Retail giant Walmart thought it could get away with denying the rights of employees to organize, but you're about to meet the brave people who simply won't go down without a fight.

When a North Carolina Walmart decided to dismiss or discipline its employees simply for going on strike in June this year, members of a campaign named Our WalMart wouldn't let them get away with it. They traveled to a Wal-Mart store to deliver a petition with more than 170,000 signatures to the store's managers. But that was only the beginning. What happened next is an incredible show of solidarity that the store's bosses couldn't believe.



On September 5 in cities across the country, members of the Organization United for Respect (OUR) at Wal-Mart, a division of the United Food and Commercial Workers Union, helped organize and stage protests at Wal-Mart stores across the country – which included a step-dancing flash-mob style performance from UFCW local 1208’s Step Team at the Brier Creek Wal-Mart.

Sarah Baker, an intern with OUR Wal-Mart who works on the campaign as an organizer, was among those in attendance.

“[Thursday] was part of nationwide actions across the country to put pressure on Wal-Mart to rehire workers they illegally fired,” she said, “and also to put pressure on Wal-Mart to commit to publicly paying their workers a decent wage.”

Baker explained that in 2011, the association delivered a “declaration of respect” to the Wal-Mart headquarters in Bentonville, Ark., which stated that workers be paid a minimum of $13 per hour.

Baker described OUR Wal-Mart as an movement created by Wal-Mart employees for Wal-Mart employees, although she herself has never worked for the retailer.

The Step Team, she said, was composed of employees from the Smithfield pork processing plant in Tar Heel who are members of UFCW local 1208. The only current Wal-Mart employee who participated in the Brier Creek protest, she said, was an associate from a store in Elizabeth City, Cheryl Plowe.

Baker emphasized that the union is “in no way attempting to get Wal-Mart associates to become members of UFCW at this moment.”

She added that “UFCW isn’t attempting to get Wal-Mart to bargain with them as representatives of Wal-Mart associates.”

In the video seen above, Heysoll Rodriguez, an organizer with UFCW, alongside Secretary-Treasurer of the NC AFL-CIO MaryBe McMillan, director of the NC Justice Center’s Workers Rights Project Carol Brooke and others, attempted to deliver a petition to store managers at the Brier Creek Wal-Mart.

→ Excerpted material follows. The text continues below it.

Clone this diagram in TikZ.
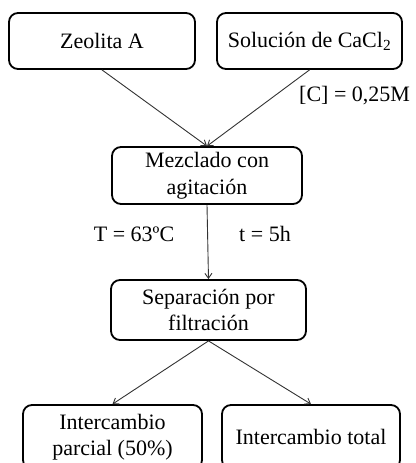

The petition had been signed by more than 170,000 people from across the country that demanded Wal-Mart rehire fired workers and pay existing workers a higher wage.

After store managers declined to accept the petition and asked the group to leave, members of
UFCW local 1208’s Step Team sprung into action – loudly asking each other “Girl, did you know that Wal-Mart can fire me?” “For what?” “Standing up for my rights!” before breaking into a dance routine.

During the four-minute performance, which included refrains of “No justice! No peace!” employees, customers and managers can be seen watching with a mixture of pride, amusement and befuddlement.

Although police were eventually called to the store, no arrests were made.

“We were asked to leave the store and we did,” Baker said.